What this task involves
Pictures in the data below are not part of the copy; transcribe everything else exactly.

•••

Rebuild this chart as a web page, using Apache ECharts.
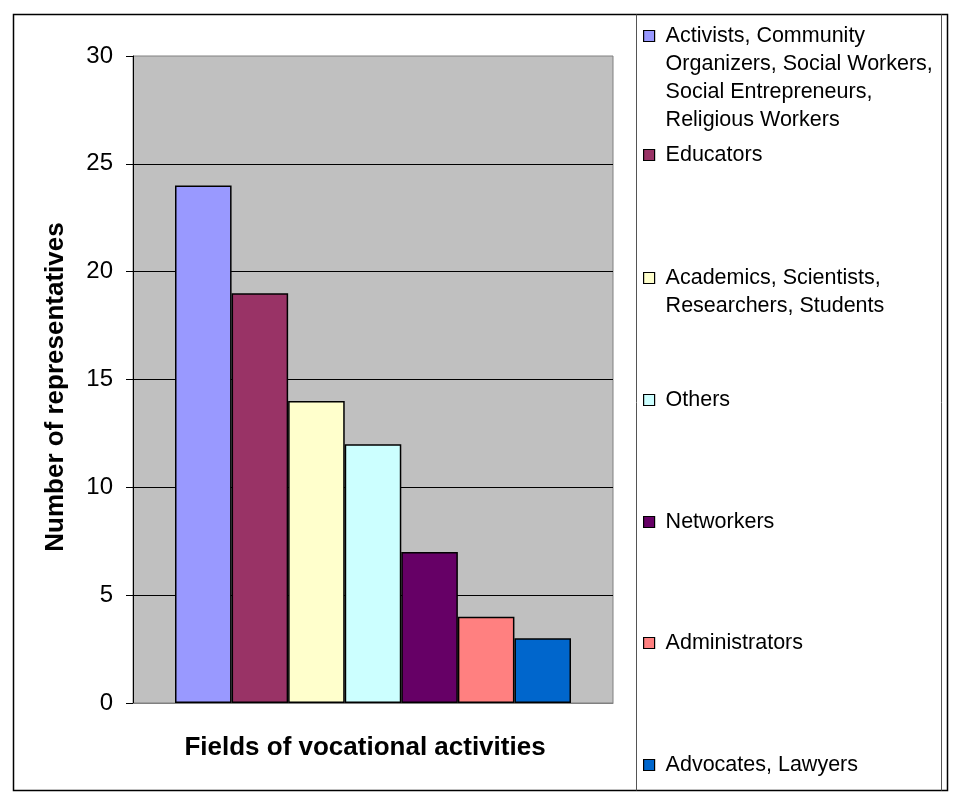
<!DOCTYPE html>
<html>
<head>
<meta charset="utf-8">
<script src="https://cdn.jsdelivr.net/npm/echarts@6/dist/echarts.min.js"></script>
<style>
html,body{margin:0;padding:0;background:#fff;}
#chart{width:956px;height:793px;}
</style>
</head>
<body>
<div id="chart"></div>
<script>
const categories = [''];
const seriesNames = [
  'Activists, Community\nOrganizers, Social Workers,\nSocial Entrepreneurs,\nReligious Workers',
  'Educators',
  'Academics, Scientists,\nResearchers, Students',
  'Others',
  'Networkers',
  'Administrators',
  'Advocates, Lawyers'
];
const seriesValues = [24, 19, 14, 12, 7, 4, 3];
const seriesColors = ['#9999FF', '#993366', '#FFFFCC', '#CCFFFF', '#660066', '#FF8080', '#0066CC'];
const yTicks = [0, 5, 10, 15, 20, 25, 30];

const FONT = '"Liberation Sans", Arial, sans-serif';
const LINE_H = 28;
const legendCenters = [36, 155, 278, 400, 522, 643, 765];

const chart = echarts.init(document.getElementById('chart'), null, {renderer: 'canvas'});

const series = seriesNames.map((n, i) => ({
  name: n,
  type: 'bar',
  data: [seriesValues[i]],
  barGap: '0%',
  barCategoryGap: '17.5%',
  itemStyle: {color: seriesColors[i], borderColor: '#000', borderWidth: 1.5},
  emphasis: {disabled: true},
  animation: false
}));

function legendFormatter(name) {
  const lines = name.split('\n');
  const blanks = [];
  for (let k = 0; k < lines.length - 1; k++) blanks.push('{sp|}');
  return blanks.concat(lines.map(l => '{sp|}{t|' + l + '}')).join('\n');
}

const legends = seriesNames.map((n, i) => {
  const lines = n.split('\n').length;
  const boxH = (2 * lines - 1) * LINE_H;
  return {
    data: [n],
    orient: 'vertical',
    left: 643,
    top: legendCenters[i] - boxH / 2,
    padding: 0,
    itemWidth: 11,
    itemHeight: 11,
    itemGap: 0,
    icon: 'rect',
    selectedMode: false,
    formatter: legendFormatter,
    itemStyle: {borderColor: '#000', borderWidth: 1.2},
    textStyle: {
      fontFamily: FONT, fontSize: 21.5, color: '#000', lineHeight: LINE_H,
      rich: {
        sp: {width: 6, height: LINE_H, lineHeight: LINE_H},
        t: {fontFamily: FONT, fontSize: 21.5, color: '#000', lineHeight: LINE_H}
      }
    }
  };
});

const option = {
  backgroundColor: '#fff',
  animation: false,
  grid: {
    left: 133, top: 56, width: 480, height: 647,
    show: true, backgroundColor: '#C0C0C0', borderColor: '#808080', borderWidth: 1
  },
  xAxis: {
    type: 'category',
    data: categories,
    name: 'Fields of vocational activities',
    nameLocation: 'middle',
    nameGap: 32,
    nameTextStyle: {fontFamily: FONT, fontWeight: 'bold', fontSize: 26, color: '#000', padding: [0, 16, 0, 0]},
    axisLine: {show: true, lineStyle: {color: '#808080', width: 1}},
    axisTick: {show: false},
    axisLabel: {show: false}
  },
  yAxis: {
    type: 'value',
    min: yTicks[0],
    max: yTicks[yTicks.length - 1],
    interval: 5,
    name: 'Number of representatives',
    nameLocation: 'middle',
    nameRotate: 90,
    nameGap: 64,
    nameTextStyle: {fontFamily: FONT, fontWeight: 'bold', fontSize: 26, color: '#000', padding: [0, 15, 0, 0]},
    axisLine: {show: true, lineStyle: {color: '#000', width: 1}},
    axisTick: {show: true, inside: false, length: 7, lineStyle: {color: '#000'}},
    axisLabel: {fontFamily: FONT, fontSize: 24, color: '#000', margin: 20},
    splitLine: {show: true, showMinLine: false, showMaxLine: false, lineStyle: {color: '#000', width: 1}}
  },
  legend: legends,
  series: series,
  graphic: [
    {type: 'rect', silent: true, z: 100, shape: {x: 13.5, y: 14.5, width: 934, height: 776},
     style: {fill: null, stroke: '#000', lineWidth: 1.5}},
    {type: 'line', silent: true, z: 100, shape: {x1: 636.5, y1: 14.5, x2: 636.5, y2: 790.5},
     style: {stroke: '#555', lineWidth: 1}},
    {type: 'line', silent: true, z: 100, shape: {x1: 941.5, y1: 14.5, x2: 941.5, y2: 790.5},
     style: {stroke: '#555', lineWidth: 1}}
  ]
};

chart.setOption(option);
</script>
</body>
</html>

•••

Answer
Rebuild this chart as a web page, using Apache ECharts.
<!DOCTYPE html>
<html>
<head>
<meta charset="utf-8">
<script src="https://cdn.jsdelivr.net/npm/echarts@6/dist/echarts.min.js"></script>
<style>
html,body{margin:0;padding:0;background:#fff;}
#chart{width:956px;height:793px;}
</style>
</head>
<body>
<div id="chart"></div>
<script>
const categories = [''];
const seriesNames = [
  'Activists, Community\nOrganizers, Social Workers,\nSocial Entrepreneurs,\nReligious Workers',
  'Educators',
  'Academics, Scientists,\nResearchers, Students',
  'Others',
  'Networkers',
  'Administrators',
  'Advocates, Lawyers'
];
const seriesValues = [24, 19, 14, 12, 7, 4, 3];
const seriesColors = ['#9999FF', '#993366', '#FFFFCC', '#CCFFFF', '#660066', '#FF8080', '#0066CC'];
const yTicks = [0, 5, 10, 15, 20, 25, 30];

const FONT = '"Liberation Sans", Arial, sans-serif';
const LINE_H = 28;
const legendCenters = [36, 155, 278, 400, 522, 643, 765];

const chart = echarts.init(document.getElementById('chart'), null, {renderer: 'canvas'});

const series = seriesNames.map((n, i) => ({
  name: n,
  type: 'bar',
  data: [seriesValues[i]],
  barGap: '0%',
  barCategoryGap: '17.5%',
  itemStyle: {color: seriesColors[i], borderColor: '#000', borderWidth: 1.5},
  emphasis: {disabled: true},
  animation: false
}));

function legendFormatter(name) {
  const lines = name.split('\n');
  const blanks = [];
  for (let k = 0; k < lines.length - 1; k++) blanks.push('{sp|}');
  return blanks.concat(lines.map(l => '{sp|}{t|' + l + '}')).join('\n');
}

const legends = seriesNames.map((n, i) => {
  const lines = n.split('\n').length;
  const boxH = (2 * lines - 1) * LINE_H;
  return {
    data: [n],
    orient: 'vertical',
    left: 643,
    top: legendCenters[i] - boxH / 2,
    padding: 0,
    itemWidth: 11,
    itemHeight: 11,
    itemGap: 0,
    icon: 'rect',
    selectedMode: false,
    formatter: legendFormatter,
    itemStyle: {borderColor: '#000', borderWidth: 1.2},
    textStyle: {
      fontFamily: FONT, fontSize: 21.5, color: '#000', lineHeight: LINE_H,
      rich: {
        sp: {width: 6, height: LINE_H, lineHeight: LINE_H},
        t: {fontFamily: FONT, fontSize: 21.5, color: '#000', lineHeight: LINE_H}
      }
    }
  };
});

const option = {
  backgroundColor: '#fff',
  animation: false,
  grid: {
    left: 133, top: 56, width: 480, height: 647,
    show: true, backgroundColor: '#C0C0C0', borderColor: '#808080', borderWidth: 1
  },
  xAxis: {
    type: 'category',
    data: categories,
    name: 'Fields of vocational activities',
    nameLocation: 'middle',
    nameGap: 32,
    nameTextStyle: {fontFamily: FONT, fontWeight: 'bold', fontSize: 26, color: '#000', padding: [0, 16, 0, 0]},
    axisLine: {show: true, lineStyle: {color: '#808080', width: 1}},
    axisTick: {show: false},
    axisLabel: {show: false}
  },
  yAxis: {
    type: 'value',
    min: yTicks[0],
    max: yTicks[yTicks.length - 1],
    interval: 5,
    name: 'Number of representatives',
    nameLocation: 'middle',
    nameRotate: 90,
    nameGap: 64,
    nameTextStyle: {fontFamily: FONT, fontWeight: 'bold', fontSize: 26, color: '#000', padding: [0, 15, 0, 0]},
    axisLine: {show: true, lineStyle: {color: '#000', width: 1}},
    axisTick: {show: true, inside: false, length: 7, lineStyle: {color: '#000'}},
    axisLabel: {fontFamily: FONT, fontSize: 24, color: '#000', margin: 20},
    splitLine: {show: true, showMinLine: false, showMaxLine: false, lineStyle: {color: '#000', width: 1}}
  },
  legend: legends,
  series: series,
  graphic: [
    {type: 'rect', silent: true, z: 100, shape: {x: 13.5, y: 14.5, width: 934, height: 776},
     style: {fill: null, stroke: '#000', lineWidth: 1.5}},
    {type: 'line', silent: true, z: 100, shape: {x1: 636.5, y1: 14.5, x2: 636.5, y2: 790.5},
     style: {stroke: '#555', lineWidth: 1}},
    {type: 'line', silent: true, z: 100, shape: {x1: 941.5, y1: 14.5, x2: 941.5, y2: 790.5},
     style: {stroke: '#555', lineWidth: 1}}
  ]
};

chart.setOption(option);
</script>
</body>
</html>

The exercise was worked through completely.